I've realised it's learned behaviour to make the focus of the end of the year, an assessment of what we have (not) achieved and goals we have not met. It's almost automatic how my mind will dig up all evidence to suggest it was a wasted year with nothing to show for it. But that's a scam. I know it now. My mind knows I know it too. So we have this understanding. But that's a topic for another day.
If we take a hard look at our goals for the year though, we'll see that some of those goals we sprinkled generously on paper at the beginning of the year just to fill the page can be distilled to 1, 2 or 3 major things that are really critical. We'll also see that some that we gave ourselves a whole year to turn in, can get done during a short period of leave, a weekend, a day off, three months of that extra hour working at night or the slow next couple of weeks into the new year.

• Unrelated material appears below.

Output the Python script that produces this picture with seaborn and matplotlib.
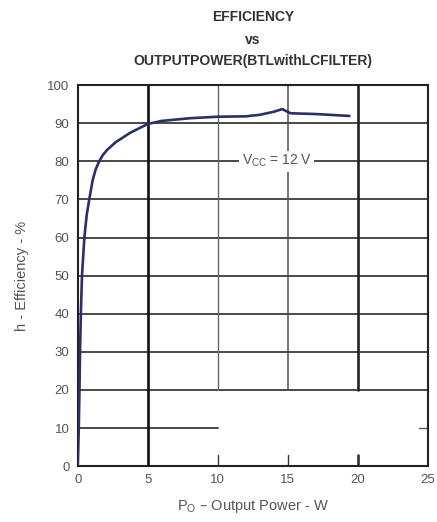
import matplotlib
matplotlib.use("Agg")
import matplotlib.pyplot as plt
import seaborn as sns
import pandas as pd

# Efficiency curve, BTL with LC filter, VCC = 12 V
power_w = [0, 0.07, 0.12, 0.16, 0.22, 0.3, 0.47, 0.64, 0.82, 1.06, 1.27, 1.53, 1.8, 2.1,
           2.7, 3.75, 5.0, 6.0, 8.0, 10.0, 12.0, 13.0, 14.0, 14.6, 15.2, 17.0, 19.4]
efficiency_pct = [0, 10, 20, 30, 40, 50, 60, 66, 70, 75, 77.8, 80, 81.7, 83,
                  85, 87.5, 89.8, 90.6, 91.3, 91.7, 91.8, 92.2, 93.0, 93.7, 92.6, 92.4, 91.9]
x_ticks = [0, 5, 10, 15, 20, 25]
y_ticks = [0, 10, 20, 30, 40, 50, 60, 70, 80, 90, 100]

df = pd.DataFrame({"power": power_w, "eff": efficiency_pct})

sns.set_theme(style="white")
plt.rcParams["font.family"] = ["Liberation Sans", "DejaVu Sans"]

fig = plt.figure(figsize=(4.37, 5.22), dpi=100)
ax = fig.add_axes([0.178, 0.107, 0.801, 0.730])

grid_col = "#3a3a3a"
# horizontal grid
for y in y_ticks[2:-1]:
    ax.axhline(y, color=grid_col, lw=1.3, zorder=1)
ax.axhline(10, xmin=0, xmax=0.4, color=grid_col, lw=1.3, zorder=1)
# vertical grid
ax.axvline(5, color="#111111", lw=1.9, zorder=1)
ax.axvline(10, ymin=0.2, color="#6a6a6a", lw=1.0, zorder=1)
ax.axvline(15, ymin=0.2, color="#505050", lw=1.1, zorder=1)
ax.axvline(20, ymin=0.2, color="#222222", lw=1.9, zorder=1)
for x, lw in [(10, 1.0), (15, 1.0), (20, 1.9)]:
    ax.axvline(x, ymin=0, ymax=0.03, color="#333333", lw=lw, zorder=1)
ax.axhline(10, xmin=0.975, xmax=1.0, color="#555555", lw=1.0, zorder=1)

sns.lineplot(data=df, x="power", y="eff", ax=ax, color="#2b2f6b", lw=1.9,
             zorder=3, estimator=None, sort=False)

ax.text(14.2, 80, r"V$_{\mathregular{CC}}$ = 12 V", ha="center", va="center",
        fontsize=10, color="#555555",
        bbox=dict(facecolor="white", edgecolor="none", pad=1.5), zorder=2)

ax.set_xlim(0, 25)
ax.set_ylim(0, 100)
ax.set_xticks(x_ticks)
ax.set_yticks(y_ticks)
ax.tick_params(axis="both", labelsize=9.5, labelcolor="#555555", length=0, pad=6)
for s in ax.spines.values():
    s.set_color("#222222")
    s.set_linewidth(1.5)

ax.set_xlabel(r"P$_{\mathregular{O}}$ – Output Power - W", fontsize=10.5,
              color="#555555", labelpad=8)
ax.set_ylabel("h - Efficiency - %", fontsize=10.5, color="#555555", labelpad=13)

fig.text(0.579, 0.967, "EFFICIENCY", ha="center", va="center", fontsize=10,
         fontweight="bold", color="#333333")
fig.text(0.579, 0.923, "vs", ha="center", va="center", fontsize=10,
         fontweight="bold", color="#333333")
fig.text(0.579, 0.884, "OUTPUTPOWER(BTLwithLCFILTER)", ha="center", va="center",
         fontsize=10, fontweight="bold", color="#333333")

fig.savefig("out.png", dpi=100, facecolor="white")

Most of the things we think will take a year to get done, can probably take a block of 3 weeks, one month or one quarter if we give it the intensity of focus it needs. Under pressure, I have seen myself cram into 6weeks, 6 months worth of work from my MBA and still come out with good grades. I have also noticed I can't keep up that laser focused intensity on certain projects for too long and some of my most remarkable output have been that one day I wrote my eBook from working at it from am to pm, that week I fleshed out a novel (seating unpublished among others in my laptop), that 3,000 word paper I wrote in two days- one for research and the other for a first draft. So imagine if I expect to complete a project like that over a year, I would likely run out of steam.
There will be those goals on the list that we don't get done because we don't know what to do. It's amazing how much work you can get done in thirty minutes of clarity than several months of misdirected passion. It's amazing how much you can get done when you are not under the pressure to make it perfect. It's amazing how much permitting yourself to put what you have down even if its a rough draft, a raw idea, a body of work that is imperfect but captures the meat of the matter or meets the basic requirements can do for you. It's amazing how much progress you can make in the face of real odds just by doing the one you can do, then the next one you find to do after that and the next and the next until viola, you are done!
There will also be goals we don't get done because we are intimidated by the sheer effort required. I've had those types of exams where they tell you it's 8 questions answer 3, and I remind myself that the ask isn't to read all 10 lessons but to be an expert on 5 so I can answer 3 questions lol. Assignments where I remind myself that the ask isn't to master all the theories and concepts but to demonstrate my mastery of a few relevant ones for my paper. Work deliverables where I have to strip the mountain in the project into molehills by simply meeting the basic requirements not reinventing the wheel.
As I began to say, the end of the year has a bad rep but we can treat it as a beginning- a way to start ahead of the new year to find those 1 or 2 critical goals, break them into size and execute with clarity.
So forget the time of year. You're right on time to make epic things happen!